La caída brutal de Wall Street en 1929 desencadenó la Gran Depresión, una crisis económica que afectó a Estados Unidos y también al resto del planeta. Las medidas aplicadas para superar el colapso –el llamado New Deal- se transformaron en políticas de estado que hoy se siguen aplicando como cierta regulación de la libertad de mercado, la asistencia a los desempleados y la idea de que los gobiernos deben ocuparse de la seguridad de la población y también de generar las condiciones para construir una economía sustentable.
Los desarrollos científicos y tecnológicos generados durante la Segunda Guerra Mundial son el origen del crecimiento acelerado que atravesó la vida del hombre desde la década del cincuenta hasta la actualidad: desde la incorporación de dispositivos de tecnologías para el hogar, pasando por la producción de nuevos materiales, hasta el reinado de Internet y de las comunicaciones móviles.
Durante la Primera y la Segunda Guerra Mundial la necesidad de hombres en los campos de batalla redefinió el rol de la mujer en la sociedad que pasó a formar parte de la fuerza de trabajo y continuó con el proceso emancipatorio que había comenzado a principios del siglo veinte. Al finalizar la guerra, el voto femenino era un escenario posible o ya real en la mayoría de los países del mundo.
Las millones de muertes, la destrucción de ciudades enteras y el lanzamiento de las dos bombas atómicas removieron las conciencias de quienes tenían el mundo a su cargo en 1945 y lograron un consenso internacional para evitar enfrentamientos similares a futuro. La creación de las Naciones Unidas y la Declaración Universal de los Derechos Humanos son evidencias de la voluntad del hombre de no exterminarse a sí mismo. Por otro lado, el Plan Marshall diseñado por Estados Unidos para ayudar a la reconstrucción de Europa fortaleció la decisión firme de proteger los acuerdos de paz.
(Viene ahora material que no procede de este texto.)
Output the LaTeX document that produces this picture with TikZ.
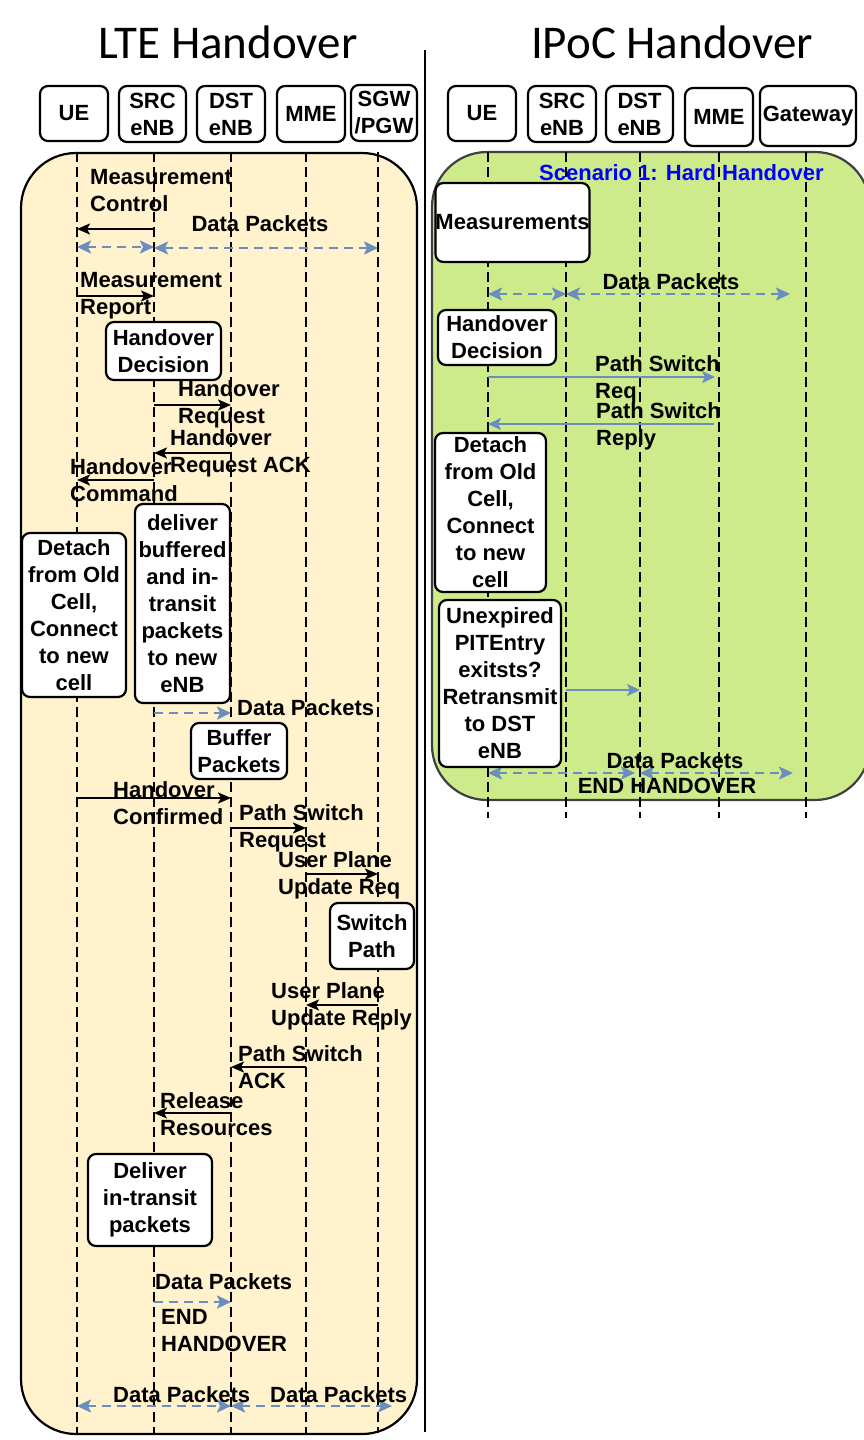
\documentclass[tikz,border=0pt]{standalone}
\usepackage{fontspec}
\setmainfont{Liberation Sans}
\newfontfamily\titlefont{Carlito}
\usetikzlibrary{arrows.meta}
\definecolor{cream}{HTML}{FFF2CC}
\definecolor{lgreen}{HTML}{CDEB8B}
\definecolor{pblue}{HTML}{6C8EBF}
\newcommand\hm[4][msg]{\draw[#1] (#2 |- 0,#4) -- (#3 |- 0,#4);}
\tikzset{
 lbf/.style={font=\bfseries\fontsize{22}{27}\selectfont},
 hdr/.style={draw, line width=2.2pt, rounded corners=8pt, fill=white, align=center, inner sep=0pt, lbf},
 box/.style={draw, line width=2.2pt, rounded corners=8pt, fill=white, align=center, inner sep=0pt, lbf},
 life/.style={line width=2.7pt, dash pattern=on 10pt off 5pt},
 msg/.style={line width=2.2pt, -{Stealth[length=13pt,width=11pt,inset=3pt]}},
 bmsg/.style={line width=2.2pt, pblue, -{Stealth[length=13pt,width=12pt,inset=3pt]}},
 data/.style={line width=2.2pt, pblue, dash pattern=on 9pt off 6pt,
   {Stealth[length=14pt,width=13pt,inset=3pt]}-{Stealth[length=14pt,width=13pt,inset=3pt]}},
 dataone/.style={line width=2.2pt, pblue, dash pattern=on 9pt off 6pt,
   -{Stealth[length=14pt,width=13pt,inset=3pt]}},
 lbl/.style={anchor=base west, align=left, inner sep=0pt, lbf},
 clbl/.style={anchor=base, align=center, inner sep=0pt, lbf},
 ttl/.style={anchor=base, inner sep=0pt, font=\titlefont\fontsize{47}{50}\selectfont},
}
\begin{document}
\begin{tikzpicture}[x=1pt,y=-1pt]
\useasboundingbox (0,0) rectangle (863,1440);
% titles
\node[ttl] (t1) at (228,58) {LTE Handover};
\node[ttl] (t2) at (672,58) {IPoC Handover};
\draw[line width=2.2pt] (425,50) -- (425,1432);
% panels
\draw[line width=2.2pt, fill=cream, rounded corners=55pt] (21,153) rectangle (417,1434);
\draw[line width=2.2pt, draw=black!75, fill=lgreen, rounded corners=55pt] (432,152) rectangle (870,800);
% headers left
\node[hdr, minimum width=68pt, minimum height=55pt] (lUE) at (74,113.5) {UE};
\node[hdr, minimum width=67pt, minimum height=56pt] (lSRC) at (152.5,114) {SRC\\eNB};
\node[hdr, minimum width=68pt, minimum height=56pt] (lDST) at (231,114) {DST\\eNB};
\node[hdr, minimum width=68pt, minimum height=56pt] (lMME) at (311,114) {MME};
\node[hdr, minimum width=66pt, minimum height=56pt] (lSGW) at (384,113) {SGW\\/PGW};
% headers right
\node[hdr, minimum width=68pt, minimum height=55pt] (rUE) at (482,113.5) {UE};
\node[hdr, minimum width=68pt, minimum height=56pt] (rSRC) at (562,114) {SRC\\eNB};
\node[hdr, minimum width=67pt, minimum height=56pt] (rDST) at (639.5,114) {DST\\eNB};
\node[hdr, minimum width=68pt, minimum height=58pt] (rMME) at (719,117) {MME};
\node[hdr, minimum width=96pt, minimum height=60pt] (rGW) at (808,116) {Gateway};
% lifelines
\coordinate (LUE) at (77,152);
\coordinate (LSRC) at (154,152);
\coordinate (LDST) at (231,152);
\coordinate (LMME) at (306,152);
\coordinate (LSGW) at (378,152);
\coordinate (RUE) at (488,152);
\coordinate (RSRC) at (566,152);
\coordinate (RDST) at (640,152);
\coordinate (RMME) at (719,152);
\coordinate (RGW) at (806,152);
\foreach \c in {LUE,LSRC,LDST,LMME,LSGW} \draw[life] (\c) -- (\c |- 0,1433);
\foreach \c in {RUE,RSRC,RDST,RMME,RGW} \draw[life] (\c) -- (\c |- 0,818);
% left messages
\hm{LSRC}{LUE}{229}
\hm[data]{LUE}{LSRC}{247}
\hm[data]{LSRC}{LSGW}{248}
\hm{LUE}{LSRC}{296}
\hm{LSRC}{LDST}{405}
\hm{LDST}{LSRC}{453}
\hm{LSRC}{LUE}{480}
\hm[dataone]{LSRC}{LDST}{713}
\hm{LUE}{LDST}{798}
\hm{LDST}{LMME}{828}
\hm{LMME}{LSGW}{874}
\hm{LSGW}{LMME}{1005}
\hm{LMME}{LDST}{1067}
\hm{LDST}{LSRC}{1113}
\hm[dataone]{LSRC}{LDST}{1302}
\hm[data]{LUE}{LDST}{1406}
\hm[data,shorten >=-14pt]{LDST}{LSGW}{1406}
% right messages
\hm[data]{RUE}{RSRC}{294}
\hm[data,shorten >=16pt]{RSRC}{RGW}{294}
\hm[bmsg,shorten >=4pt]{RUE}{RMME}{377}
\hm[bmsg,shorten <=5pt]{RMME}{RUE}{424}
\hm[bmsg]{RSRC}{RDST}{690}
\hm[data,shorten >=5pt]{RUE}{RDST}{773}
\hm[data,shorten >=13pt]{RDST}{RGW}{773}
% left boxes
\node[box, minimum width=115pt, minimum height=58pt] (hd) at (163.5,351) {Handover\\Decision};
\node[box, minimum width=95pt, minimum height=199pt] (dbuf) at (182.5,603.5) {deliver\\buffered\\and in-\\transit\\packets\\to new\\eNB};
\node[box, minimum width=104pt, minimum height=164pt] (detL) at (74,615) {Detach\\from Old\\Cell,\\Connect\\to new\\cell};
\node[box, minimum width=96pt, minimum height=56pt] (buf) at (239,751) {Buffer\\Packets};
\node[box, minimum width=84pt, minimum height=66pt] (sw) at (372,936) {Switch\\Path};
\node[box, minimum width=124pt, minimum height=92pt] (dit) at (150,1200) {Deliver\\in-transit\\packets};
% right boxes
\node[box, minimum width=149pt, minimum height=79pt] (meas) at (512.5,222.5) {Measurements};
\node[box, minimum width=118pt, minimum height=55pt] (hdR) at (497,337.5) {Handover\\Decision};
\node[box, minimum width=111pt, minimum height=159pt] (detR) at (490.5,512.5) {Detach\\from Old\\Cell,\\Connect\\to new\\cell};
\node[box, minimum width=122pt, minimum height=167pt] (unx) at (500,683.5) {Unexpired\\PITEntry\\exitsts?\\Retransmit\\to DST\\eNB};
% left labels (base = baseline of last line)
\node[lbl] (m1) at (90,211) {Measurement\\Control};
\node[clbl] (m2) at (260,231) {Data Packets};
\node[lbl] (m3) at (80,314) {Measurement\\Report};
\node[lbl] (m4) at (178,423) {Handover\\Request};
\node[lbl] (m5) at (170,472) {Handover\\Request ACK};
\node[lbl] (m6) at (70,501) {Handover\\Command};
\node[lbl] (m7) at (237,715) {Data Packets};
\node[lbl] (m8) at (113,824) {Handover\\Confirmed};
\node[lbl] (m9) at (239,847) {Path Switch\\Request};
\node[lbl] (m10) at (278,894) {User Plane\\Update Req};
\node[lbl] (m11) at (271,1025) {User Plane\\Update Reply};
\node[lbl] (m12) at (238,1088) {Path Switch\\ACK};
\node[lbl] (m13) at (160,1135) {Release\\Resources};
\node[lbl] (m14) at (155,1289) {Data Packets};
\node[lbl] (m15) at (161,1351) {END\\HANDOVER};
\node[lbl] (m16) at (113,1402) {Data Packets};
\node[lbl] (m17) at (270,1402) {Data Packets};
% right labels
\node[lbl, text=blue] (sc) at (539,180) {Scenario 1: Hard Handover};
\node[clbl] (r1) at (671,289) {Data Packets};
\node[lbl] (r2) at (595,398) {Path Switch\\Req};
\node[lbl] (r3) at (596,445) {Path Switch\\Reply};
\node[clbl] (r4) at (675,768) {Data Packets};
\node[clbl] (r5) at (667,793) {END HANDOVER};
\end{tikzpicture}
\end{document}
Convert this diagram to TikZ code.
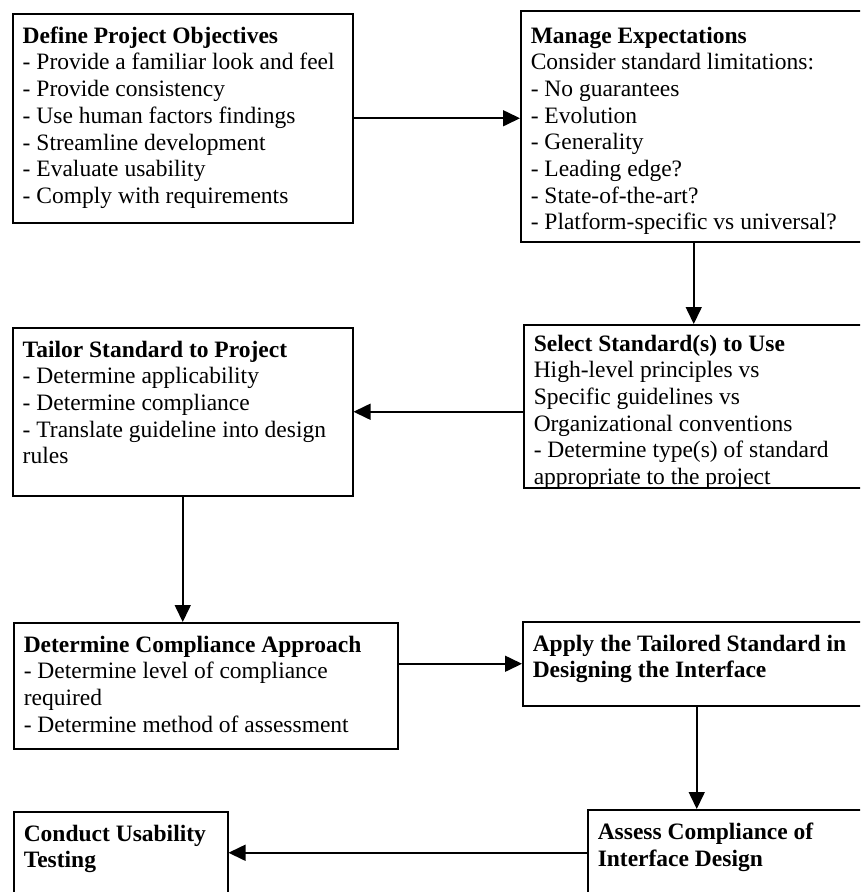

El tsunami devastador que se produjo en 2004 en las costas asiáticas y la catástrofe provocada por el huracán Katrina en Nueva Orleans son ejemplos para imitar respecto del admirable comportamiento ciudadano. Miles de personas de todo el mundo se movilizaron para ayudar a las víctimas y ofrecerles comida, techo, protección y, sobre todo, afecto y contención para transitar las dramáticas situaciones.
Durante los meses del invierno de 2009 cuando se extendieron los casos de gripe A (H5N1) si bien no llegamos a una situación como la actual, incorporamos gestos clave de cuidado como toser sobre el pliegue del codo, algo en lo que quizás nunca hubiéramos reparado cuando usábamos las manos. El alcohol en gel, un producto patentado en 1966 que fue comercializado a partir de 1988 y que nunca se había destacado demasiado en el mercado, se convirtió en un furor mundial que se instaló para siempre en la vida cotidiana.
Rebecca Solnit, una periodista y escritora norteamericana que publicó más de una decena de libros y que desde los ochenta investiga, escribe y actúa sobre temas de medio ambiente y feminismo, en uno de sus textos llamado Un paraíso surgido en el infierno: las extraordinarias comunidades que surgen tras las catástrofes, cuenta que la mayor parte de las personas permanecen tranquilas, con el ingenio alerta y altruistas cuando ayudan a otros en épocas de crisis. “El ser humano sabe improvisar condiciones de supervivencia maravillosamente bien. Las personas se rescatan entre ellas. Construyen refugios, arman comedores comunitarios y comienzan a reconstruir la sociedad de una manera u otra”, asegura en el libro. Ojalá esta pandemia también sea la ocasión.